-- START Record list --

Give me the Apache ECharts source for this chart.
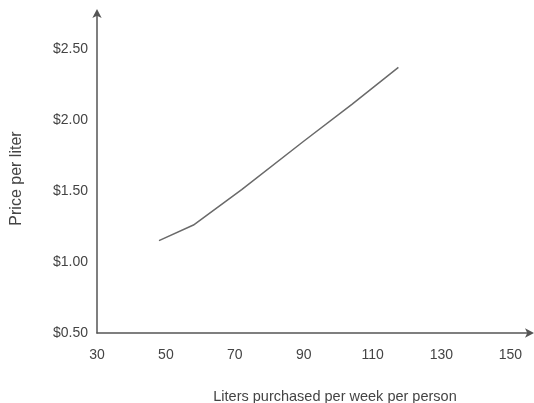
<!DOCTYPE html>
<html>
<head>
<meta charset="utf-8">
<script src="https://cdn.jsdelivr.net/npm/echarts@6/dist/echarts.min.js"></script>
<style>
html,body{margin:0;padding:0;background:#fff;}
#c{width:534px;height:403px;}
</style>
</head>
<body>
<div id="c"></div>
<script>
var litersPerWeek = [48, 58, 72, 90, 104, 117.5];
var pricePerLiter = [1.15, 1.26, 1.51, 1.85, 2.11, 2.37];
var xTickLabels = [30, 50, 70, 90, 110, 130, 150];
var yTickLabels = [0.5, 1.0, 1.5, 2.0, 2.5];
var xAxisTitle = 'Liters purchased per week per person';
var yAxisTitle = 'Price per liter';

var points = litersPerWeek.map(function (x, i) { return [x, pricePerLiter[i]]; });
var font = 'Arial, "Liberation Sans", Helvetica, sans-serif';

var chart = echarts.init(document.getElementById('c'), null, {renderer: 'canvas'});
chart.setOption({
  animation: false,
  backgroundColor: '#ffffff',
  grid: {left: 97, right: 3, top: 12, bottom: 70, containLabel: false, outerBoundsMode: 'none'},
  xAxis: {
    type: 'value',
    min: 30,
    max: 156,
    interval: 20,
    name: xAxisTitle,
    nameLocation: 'middle',
    nameGap: 56,
    nameTextStyle: {color: '#444', fontSize: 14.5, fontFamily: font, padding: [0, 0, 0, 42]},
    axisLine: {show: true, lineStyle: {color: '#555', width: 1.5}, symbol: ['none', 'arrow'], symbolSize: [7, 9], symbolOffset: [0, 3]},
    axisTick: {show: false},
    splitLine: {show: false},
    axisLabel: {
      color: '#444', fontSize: 14, fontFamily: font, margin: 15,
      showMaxLabel: false,
      formatter: function (v) { return xTickLabels.indexOf(v) >= 0 ? String(v) : ''; }
    }
  },
  yAxis: {
    type: 'value',
    min: 0.5,
    max: 2.76,
    interval: 0.5,
    name: yAxisTitle,
    nameLocation: 'middle',
    nameRotate: 90,
    nameGap: 72,
    nameTextStyle: {color: '#444', fontSize: 16, fontFamily: font, padding: [0, 12, 0, 0]},
    axisLine: {show: true, lineStyle: {color: '#555', width: 1.5}, symbol: ['none', 'arrow'], symbolSize: [7, 9], symbolOffset: [0, 3]},
    axisTick: {show: false},
    splitLine: {show: false},
    axisLabel: {
      color: '#444', fontSize: 14, fontFamily: font, margin: 9,
      showMaxLabel: false,
      formatter: function (v) {
        var hit = yTickLabels.some(function (t) { return Math.abs(t - v) < 1e-9; });
        return hit ? '$' + v.toFixed(2) : '';
      }
    }
  },
  series: [{
    type: 'line',
    data: points,
    showSymbol: false,
    smooth: false,
    lineStyle: {color: '#6a6a6a', width: 1.5},
    silent: true
  }]
});
</script>
</body>
</html>
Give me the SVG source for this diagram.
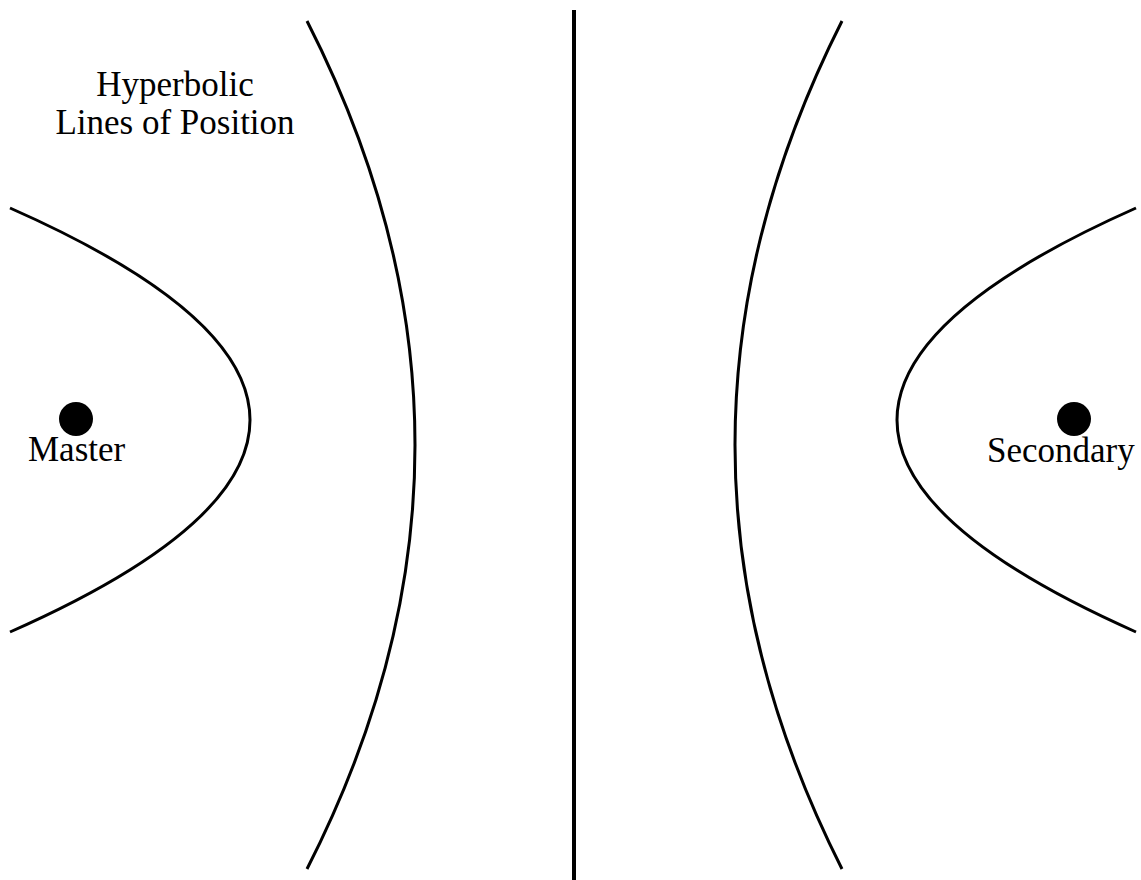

-- END Record list --

● **What is required**:
Omit the pictures. Transcribe every record exactly.

● **Solution for this problem**:
Give me the Apache ECharts source for this chart.
<!DOCTYPE html>
<html>
<head>
<meta charset="utf-8">
<script src="https://cdn.jsdelivr.net/npm/echarts@6/dist/echarts.min.js"></script>
<style>
html,body{margin:0;padding:0;background:#fff;}
#c{width:534px;height:403px;}
</style>
</head>
<body>
<div id="c"></div>
<script>
var litersPerWeek = [48, 58, 72, 90, 104, 117.5];
var pricePerLiter = [1.15, 1.26, 1.51, 1.85, 2.11, 2.37];
var xTickLabels = [30, 50, 70, 90, 110, 130, 150];
var yTickLabels = [0.5, 1.0, 1.5, 2.0, 2.5];
var xAxisTitle = 'Liters purchased per week per person';
var yAxisTitle = 'Price per liter';

var points = litersPerWeek.map(function (x, i) { return [x, pricePerLiter[i]]; });
var font = 'Arial, "Liberation Sans", Helvetica, sans-serif';

var chart = echarts.init(document.getElementById('c'), null, {renderer: 'canvas'});
chart.setOption({
  animation: false,
  backgroundColor: '#ffffff',
  grid: {left: 97, right: 3, top: 12, bottom: 70, containLabel: false, outerBoundsMode: 'none'},
  xAxis: {
    type: 'value',
    min: 30,
    max: 156,
    interval: 20,
    name: xAxisTitle,
    nameLocation: 'middle',
    nameGap: 56,
    nameTextStyle: {color: '#444', fontSize: 14.5, fontFamily: font, padding: [0, 0, 0, 42]},
    axisLine: {show: true, lineStyle: {color: '#555', width: 1.5}, symbol: ['none', 'arrow'], symbolSize: [7, 9], symbolOffset: [0, 3]},
    axisTick: {show: false},
    splitLine: {show: false},
    axisLabel: {
      color: '#444', fontSize: 14, fontFamily: font, margin: 15,
      showMaxLabel: false,
      formatter: function (v) { return xTickLabels.indexOf(v) >= 0 ? String(v) : ''; }
    }
  },
  yAxis: {
    type: 'value',
    min: 0.5,
    max: 2.76,
    interval: 0.5,
    name: yAxisTitle,
    nameLocation: 'middle',
    nameRotate: 90,
    nameGap: 72,
    nameTextStyle: {color: '#444', fontSize: 16, fontFamily: font, padding: [0, 12, 0, 0]},
    axisLine: {show: true, lineStyle: {color: '#555', width: 1.5}, symbol: ['none', 'arrow'], symbolSize: [7, 9], symbolOffset: [0, 3]},
    axisTick: {show: false},
    splitLine: {show: false},
    axisLabel: {
      color: '#444', fontSize: 14, fontFamily: font, margin: 9,
      showMaxLabel: false,
      formatter: function (v) {
        var hit = yTickLabels.some(function (t) { return Math.abs(t - v) < 1e-9; });
        return hit ? '$' + v.toFixed(2) : '';
      }
    }
  },
  series: [{
    type: 'line',
    data: points,
    showSymbol: false,
    smooth: false,
    lineStyle: {color: '#6a6a6a', width: 1.5},
    silent: true
  }]
});
</script>
</body>
</html>
Give me the SVG source for this diagram.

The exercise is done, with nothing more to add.